An agreement to freeze the frontlines where they are, but for Russia to settle for the land it has taken plus the Donetsk bonus, would probably save a couple of years fighting. If the battle for Bakhmut is an indication of how hard won Russian advances are, then a pause in the killing is a huge result for Putin who has lost 60,000 soldiers there.
Kramatorsk, just to the north of Donetsk, would be a harder fight. So would nearby Slaviansk. Hundreds of thousands of Russians would die in fights for those fortress cities. Slaviansk was hit by missiles last night, but knowing its residents, they’d fight invading Russians with broomsticks if they have to.
But if Trump can get Ukraine to agree to hand over the land – then Putin saves men and arms to reuse another day.
On Monday evening, Trump broke away from talks with Volodymyr Zelensky, the leaders of Britain, Germany, France, Italy, Finland plus the top representatives of Nato and the EU, to call Putin during their multilateral summit.
It is understood they spoke for 40 minutes.
Trump has spent much of this year trying to get a ceasefire agreed in Ukraine. He showed uncharacteristic irritation with Russia’s maximalist demands and over Putin’s refusal to respect calls to down weapons, even for a breather.
The US president even threatened economic sanctions, and sanctioned India, the second biggest importer of Russian oil, in an effort to get the Russian leader to comply.
But Putin, an indicted war criminal and wily operator, wangled a trip to Alaska and a summit with the US president where he persuaded Trump that a ceasefire wasn’t necessary.

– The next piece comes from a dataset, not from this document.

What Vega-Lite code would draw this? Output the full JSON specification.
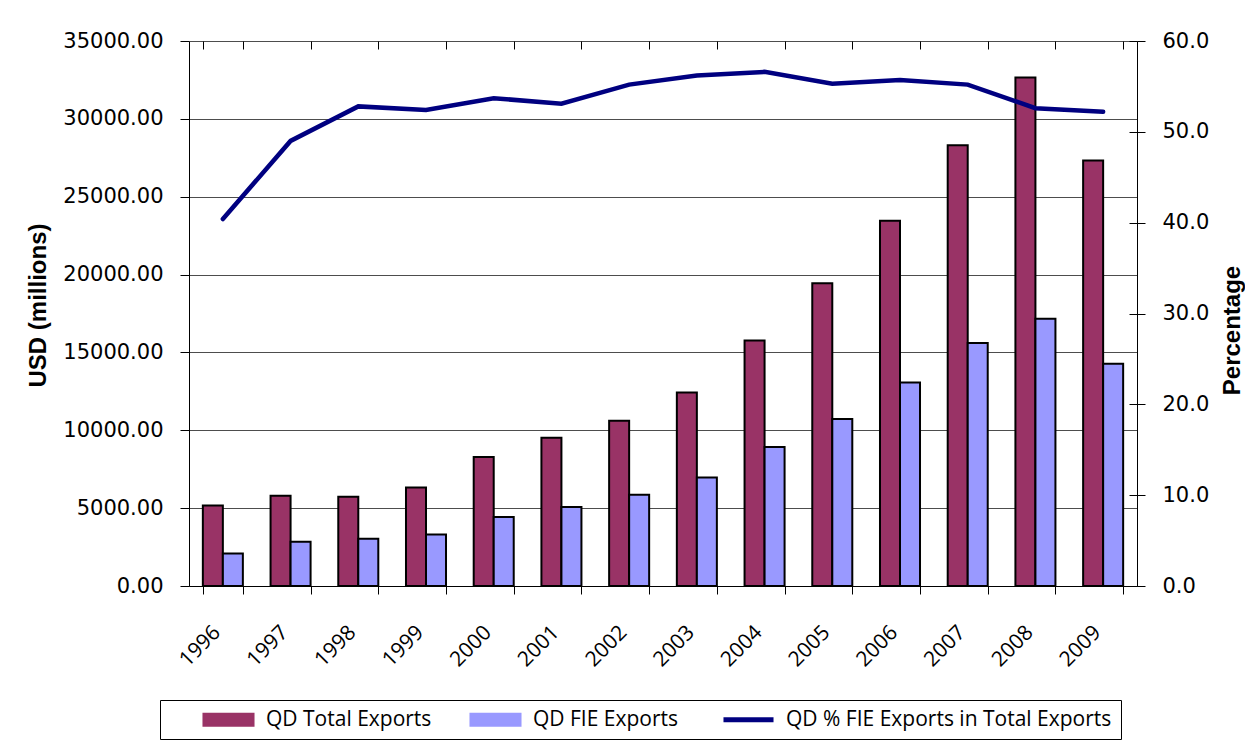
{
  "$schema": "https://vega.github.io/schema/vega-lite/v6.json",
  "width": 948,
  "height": 545,
  "autosize": {"type": "none"},
  "padding": {"left": 189, "top": 41, "right": 108, "bottom": 163},
  "background": "white",
  "config": {"view": {"stroke": null}, "font": "DejaVu Sans"},
  "datasets": {
    "exports": [
      {"year": "1996", "series": "QD Total Exports", "value": 5170},
      {"year": "1996", "series": "QD FIE Exports", "value": 2090},
      {"year": "1997", "series": "QD Total Exports", "value": 5800},
      {"year": "1997", "series": "QD FIE Exports", "value": 2840},
      {"year": "1998", "series": "QD Total Exports", "value": 5730},
      {"year": "1998", "series": "QD FIE Exports", "value": 3040},
      {"year": "1999", "series": "QD Total Exports", "value": 6330},
      {"year": "1999", "series": "QD FIE Exports", "value": 3310},
      {"year": "2000", "series": "QD Total Exports", "value": 8280},
      {"year": "2000", "series": "QD FIE Exports", "value": 4430},
      {"year": "2001", "series": "QD Total Exports", "value": 9520},
      {"year": "2001", "series": "QD FIE Exports", "value": 5070},
      {"year": "2002", "series": "QD Total Exports", "value": 10610},
      {"year": "2002", "series": "QD FIE Exports", "value": 5860},
      {"year": "2003", "series": "QD Total Exports", "value": 12430},
      {"year": "2003", "series": "QD FIE Exports", "value": 6970},
      {"year": "2004", "series": "QD Total Exports", "value": 15770},
      {"year": "2004", "series": "QD FIE Exports", "value": 8920},
      {"year": "2005", "series": "QD Total Exports", "value": 19450},
      {"year": "2005", "series": "QD FIE Exports", "value": 10720},
      {"year": "2006", "series": "QD Total Exports", "value": 23450},
      {"year": "2006", "series": "QD FIE Exports", "value": 13070},
      {"year": "2007", "series": "QD Total Exports", "value": 28310},
      {"year": "2007", "series": "QD FIE Exports", "value": 15600},
      {"year": "2008", "series": "QD Total Exports", "value": 32650},
      {"year": "2008", "series": "QD FIE Exports", "value": 17160},
      {"year": "2009", "series": "QD Total Exports", "value": 27320},
      {"year": "2009", "series": "QD FIE Exports", "value": 14270}
    ],
    "share": [
      {"year": "1996", "series": "QD % FIE Exports in Total Exports", "pct": 40.4},
      {"year": "1997", "series": "QD % FIE Exports in Total Exports", "pct": 49.0},
      {"year": "1998", "series": "QD % FIE Exports in Total Exports", "pct": 52.8},
      {"year": "1999", "series": "QD % FIE Exports in Total Exports", "pct": 52.4},
      {"year": "2000", "series": "QD % FIE Exports in Total Exports", "pct": 53.7},
      {"year": "2001", "series": "QD % FIE Exports in Total Exports", "pct": 53.1},
      {"year": "2002", "series": "QD % FIE Exports in Total Exports", "pct": 55.2},
      {"year": "2003", "series": "QD % FIE Exports in Total Exports", "pct": 56.2},
      {"year": "2004", "series": "QD % FIE Exports in Total Exports", "pct": 56.6},
      {"year": "2005", "series": "QD % FIE Exports in Total Exports", "pct": 55.3},
      {"year": "2006", "series": "QD % FIE Exports in Total Exports", "pct": 55.7},
      {"year": "2007", "series": "QD % FIE Exports in Total Exports", "pct": 55.2},
      {"year": "2008", "series": "QD % FIE Exports in Total Exports", "pct": 52.6},
      {"year": "2009", "series": "QD % FIE Exports in Total Exports", "pct": 52.2}
    ]
  },
  "layer": [
    {
      "data": {"name": "exports"},
      "mark": {"type": "bar", "stroke": "black", "strokeWidth": 2},
      "encoding": {
        "x": {
          "field": "year", "type": "nominal",
          "scale": {"paddingInner": 0.409, "paddingOuter": 0.2045},
          "axis": {
            "title": null, "labelAngle": -45, "labelAlign": "right", "labelBaseline": "middle",
            "labelFont": "Open Sans", "labelFontSize": 21, "labelColor": "black",
            "labelPadding": 35, "labelOffset": -6, "labelOverlap": false,
            "tickBand": "extent", "tickSize": 8, "tickColor": "black",
            "domainColor": "black", "grid": false
          }
        },
        "xOffset": {
          "field": "series", "type": "nominal",
          "scale": {"domain": ["QD Total Exports", "QD FIE Exports"], "paddingInner": 0, "paddingOuter": 0}
        },
        "y": {
          "field": "value", "type": "quantitative",
          "scale": {"domain": [0, 35000], "nice": false},
          "axis": {
            "orient": "left", "title": "USD (millions)",
            "values": [0, 5000, 10000, 15000, 20000, 25000, 30000, 35000],
            "format": ".2f", "labelFont": "DejaVu Sans", "labelFontSize": 21, "labelColor": "black",
            "labelPadding": 17, "labelFlush": false, "tickSize": 9, "tickColor": "black",
            "domainColor": "black", "grid": true, "gridColor": "#4d4d4d", "gridOpacity": 1,
            "titleFont": "Liberation Sans", "titleFontSize": 24, "titleFontWeight": "bold", "titleColor": "black",
            "titleAngle": 270, "titleAlign": "center", "titleBaseline": "alphabetic",
            "titleX": -144, "titleY": 264
          }
        },
        "color": {
          "field": "series", "type": "nominal",
          "scale": {
            "domain": ["QD Total Exports", "QD FIE Exports", "QD % FIE Exports in Total Exports"],
            "range": ["#993366", "#9999FF", "#000080"]
          },
          "legend": {
            "orient": "none", "legendX": -29, "legendY": 659, "direction": "horizontal",
            "title": " ", "titleOrient": "left", "titleFontSize": 10, "titlePadding": 49,
            "labelFont": "Open Sans", "labelFontSize": 21, "labelColor": "black", "labelOffset": 27, "labelLimit": 500,
            "symbolType": "M-4.17,-1H4.17V1H-4.17Z",
            "symbolSize": 144, "symbolStrokeWidth": 2, "symbolStrokeColor": "black", "symbolOpacity": 1,
            "columnPadding": 34,
            "padding": 9, "strokeColor": "black",
            "encode": {
              "symbols": {
                "update": {
                  "shape": {"signal": "datum.value == 'QD % FIE Exports in Total Exports' ? 'M-4.17,0H4.17' : 'M-4.17,-1H4.17V1H-4.17Z'"},
                  "fill": {"signal": "datum.value == 'QD Total Exports' ? '#993366' : datum.value == 'QD FIE Exports' ? '#9999FF' : 'transparent'"},
                  "stroke": {"signal": "datum.value == 'QD % FIE Exports in Total Exports' ? '#000080' : '#000000'"},
                  "strokeWidth": {"signal": "datum.value == 'QD % FIE Exports in Total Exports' ? 5 : 2"}
                }
              }
            }
          }
        }
      }
    },
    {
      "data": {"name": "share"},
      "mark": {"type": "line", "strokeWidth": 4.5, "strokeCap": "round"},
      "encoding": {
        "x": {
          "field": "year", "type": "nominal",
          "axis": {
            "title": null, "labels": false, "domain": false, "tickBand": "extent",
            "tickSize": -8, "tickColor": "black", "grid": false
          }
        },
        "y": {
          "field": "pct", "type": "quantitative",
          "scale": {"domain": [0, 60], "nice": false},
          "axis": {
            "orient": "right", "title": "Percentage",
            "values": [0, 10, 20, 30, 40, 50, 60],
            "format": ".1f", "labelFont": "DejaVu Sans", "labelFontSize": 21, "labelColor": "black",
            "labelPadding": 17, "labelFlush": false, "tickSize": 8, "tickColor": "black",
            "domainColor": "black", "grid": false,
            "titleFont": "Liberation Sans", "titleFontSize": 24, "titleFontWeight": "bold", "titleColor": "black",
            "titleAngle": 270, "titleAlign": "center", "titleBaseline": "alphabetic",
            "titleX": 102, "titleY": 289
          }
        },
        "color": {"field": "series", "type": "nominal", "legend": null}
      }
    },
    {
      "data": {"name": "share"},
      "mark": {"type": "line", "opacity": 0},
      "encoding": {
        "x": {"field": "year", "type": "nominal", "axis": null},
        "y": {
          "field": "pct", "type": "quantitative",
          "scale": {"domain": [0, 60], "nice": false},
          "axis": {
            "orient": "right", "title": null, "values": [0, 10, 20, 30, 40, 50, 60],
            "labels": false, "domain": false, "tickSize": -8, "tickColor": "black", "grid": false
          }
        }
      }
    }
  ],
  "resolve": {"scale": {"y": "independent"}, "axis": {"x": "independent", "y": "independent"}}
}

He also managed to shift the debate about the future of Ukraine to “land swaps” and discussions about what bits of its land Ukraine would surrender in return for vague Trumpian commitments to “security guarantees”.

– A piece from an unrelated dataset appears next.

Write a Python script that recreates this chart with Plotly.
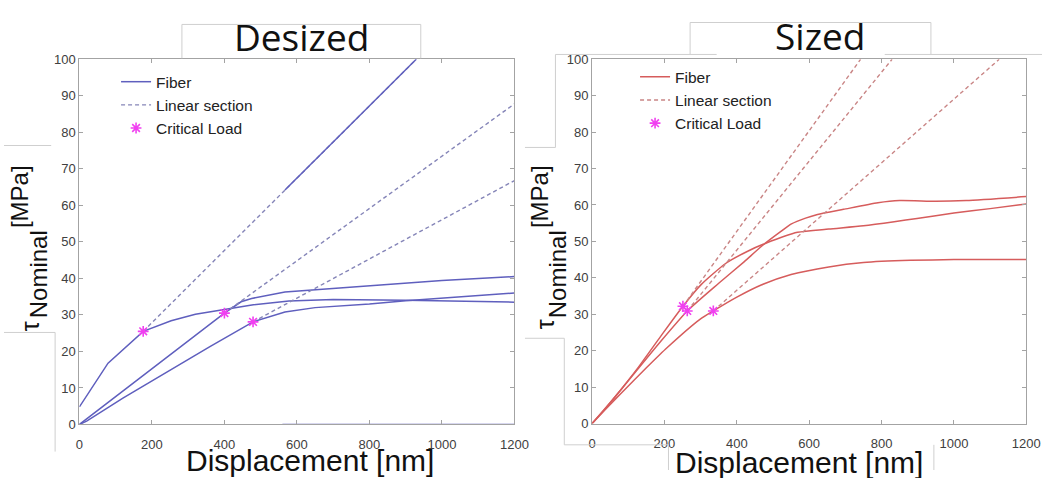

This makes no sense. Ukraine was invaded. Europe’s leaders each made it clear they backed Ukraine, wanted a ceasefire before any further talks, and that they would buy the weapons America has stopped giving to Ukraine.

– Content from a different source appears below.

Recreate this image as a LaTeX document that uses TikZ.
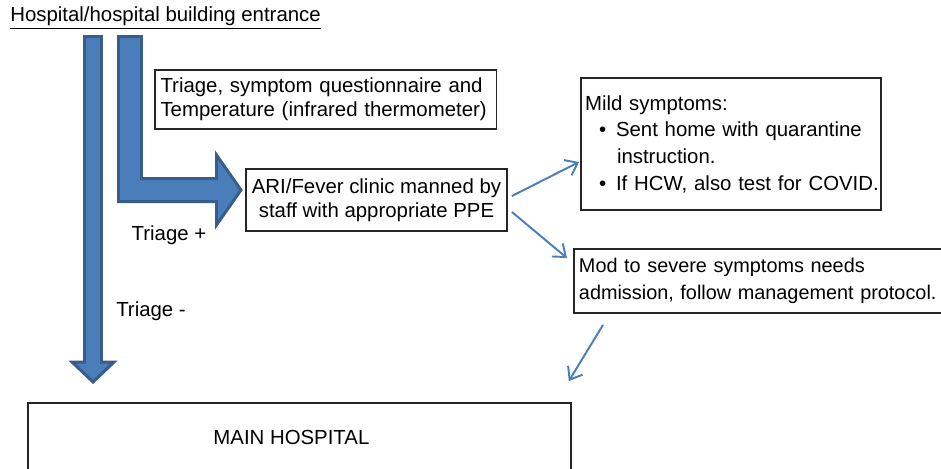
\documentclass[tikz,border=0pt]{standalone}
\usepackage{fontspec}
\setmainfont{Liberation Sans}
\usetikzlibrary{arrows.meta}

\definecolor{arrowfill}{HTML}{4A7EBB}
\definecolor{arrowline}{HTML}{385D8A}

\begin{document}
\begin{tikzpicture}[x=0.02cm, y=-0.02cm,
  every node/.style={font=\fontsize{11.6}{13.6}\selectfont},
  box/.style={draw=black!85, line width=1.1pt, inner ysep=0pt},
  bigarrow/.style={fill=arrowfill, draw=arrowline, line width=1.7pt, line join=miter},
  thinarrow/.style={draw=arrowfill, line width=1.1pt, -{Straight Barb[length=2.2mm, width=3.4mm]}}]

\useasboundingbox (0,0) rectangle (941,468);

% Entrance
\node[anchor=west, inner sep=0pt] (entrance) at (10,18) {\underline{Hospital/hospital building entrance}};

% Big arrows
\draw[bigarrow] (84.5,36.5) -- (101.5,36.5) -- (101.5,362) -- (114,362) -- (93,382) -- (72,362) -- (84.5,362) -- cycle;
\draw[bigarrow] (118.5,36.5) -- (141.5,36.5) -- (141.5,178.5) -- (216.5,178.5) -- (216.5,155) -- (241,190) -- (216.5,225) -- (216.5,201.5) -- (118.5,201.5) -- cycle;

% Boxes
\node[box, inner xsep=0.12cm, text width=6.6cm, align=left, minimum height=1.18cm] (triage) at (325.5,99.5) {Triage, symptom questionnaire and\\Temperature (infrared thermometer)};
\node[box, align=center, minimum width=5.18cm, minimum height=1.24cm] (ari) at (376.5,200) {ARI/Fever clinic manned by\\staff with appropriate PPE};
\node[box, inner xsep=0.08cm, text width=5.84cm, align=left, minimum height=2.64cm,
  font=\fontsize{11.6}{15.2}\selectfont] (mild) at (731,144) {\mbox{Mild symptoms:}\\
  \mbox{\hspace*{0.28cm}\makebox[0.34cm][l]{\textbullet}Sent home with quarantine}\\
  \mbox{\hspace*{0.64cm}instruction.}\\
  \mbox{\hspace*{0.28cm}\makebox[0.34cm][l]{\textbullet}If HCW, also test for COVID.}};
\node[box, anchor=north west, inner xsep=0.1cm, text width=7.7cm, align=left, minimum height=1.28cm,
  font=\fontsize{11.3}{15}\selectfont] (mod) at (573,248) {Mod to severe symptoms needs\\\mbox{admission, follow management protocol.}};
\node[box, anchor=north west, minimum width=10.86cm, minimum height=1.4cm] (main) at (27,402) {\hspace*{-0.32cm}MAIN HOSPITAL};

% Labels
\node (tplus) at (169,235) {Triage +};
\node (tminus) at (151,311) {Triage -};

% Thin arrows
\draw[thinarrow] ([shift={(4,-4)}]ari.east) -- ([shift={(-1,18)}]mild.west);
\draw[thinarrow] ([shift={(4,12)}]ari.east) -- ([shift={(-6,10)}]mod.north west);
\draw[thinarrow] ([shift={(30,11)}]mod.south west) -- ([shift={(-3,-21)}]main.north east);
\end{tikzpicture}
\end{document}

The Financial Times reported that Ukraine had offered Trump a European-funded $100bn arms deal as part of a pact.
Trump has every incentive to hold Putin’s feet to a fire and demand he get out of Ukraine – or burn.
The US could join its allies in Ukraine to defend Europe, it could back its legal demands for territorial integrity, its accession to Nato and celebrate that it is a democracy not a dictatorship. It could also make money by selling weapons and exploiting Ukraine’s vast mineral deposits.
Trump could show the Kremlin that it could lose this war – not offer Putin a war bonus of the best defended territory currently in Ukrainian hands.
But as he sat hanging on the telephone in a call to a man he much admires, it is clear that he’ll do nothing of that kind.
He’s figuring out how to betray what his country once stood for, for a man who is everything it once stood against. And he probably called that man for help to do it.